Climate adaptation is generally local, mostly benefiting the place where it’s done. It can take many forms: hard physical infrastructure; restoring “natural capital” like mangroves; financial measures; early warning systems; you name it. But any adaptation involves intervention in a system that is also influenced by factors other than climate. While some approaches to adaptation try to address only the incremental difference made by human-induced climate change, this often doesn’t make sense—you can’t build the top foot of a seawall without building the part below that. The right approach to adaptation, in my view, is to try to understand all the relevant factors, including but not limited to climate, and try to define the solutions that lead to the best outcomes for humans and other species.
So if we are motivated primarily by mitigation, it makes perfect sense to ask to what extent climate change makes wildfires worse, and skip other questions. If we are motivated primarily by adaptation, it makes more sense to ask about all the factors contributing to wildfires. My reading is that Brown’s preferred framing is adaptation, but that he perceived cultural pressure to write a mitigation-framed paper.
Historically, it’s true that both climate science and the media have been more concerned about mitigation than adaptation. Talking about adaptation used to be seen as giving up on cutting emissions. This was a defensible view back when the impacts of warming were mostly in the hypothetical future. It isn’t any more, because we’re clearly starting to see the impacts now. While most climate professionals understand this, echoes of the anti-adaptation stance do linger.
And maybe there’s still some justification for it. The urgency of mitigation is hotly contested in our politics, with one of the U.S. two political parties entirely opposed to it. Prioritizing adaptation (sincerely or otherwise) can indeed sometimes be cover for minimizing accountability for the consequences of carbon pollution, and thus for opposing the energy transition.
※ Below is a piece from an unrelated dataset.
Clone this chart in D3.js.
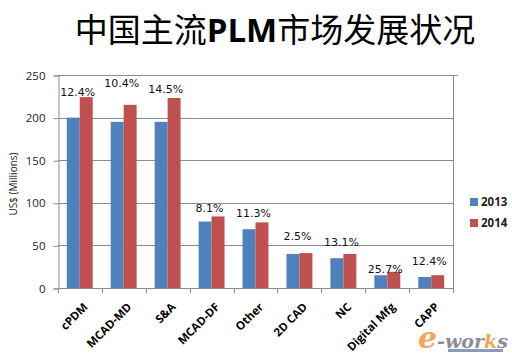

So let me be clear about my own position: adaptation can’t be the main answer on climate. There are too many aspects of climate change that no plausible adaptation can protect us from, more so the more warming we allow to happen. Mitigation—especially, ceasing to burn fossil fuels— remains the most critical thing we can do for the whole planet’s longer-term climate future.
But because some climate change has already happened and more is certainly coming, we also have to adapt as best we can in order to reduce the harm it causes. And to do that, we do have to understand how climate change manifests locally, and how it interacts with all the diverse dimensions of our societies. It is becoming clearer that we are behind on doing some of the kinds of science that adaptation demands.
Most climate scientists don’t consciously frame their research as being about either mitigation or adaptation. Most I know would say they are just studying how the climate works.
But we are now starting to see more climate action of all kinds. Scientists (and journalists) can inform and support it better by being more conscious and clear about what our science does and doesn’t have to do with the different forms that action can take.
There’s no conspiracy to suppress the truth about the relative roles of climate and other factors in wildfires or any other hazard. But neither should research on these topics pretend to be untouched by the social and political issues that make the research relevant. We have to learn to be good scientists and good citizens at the same time, and to see those obligations as connected rather than at odds.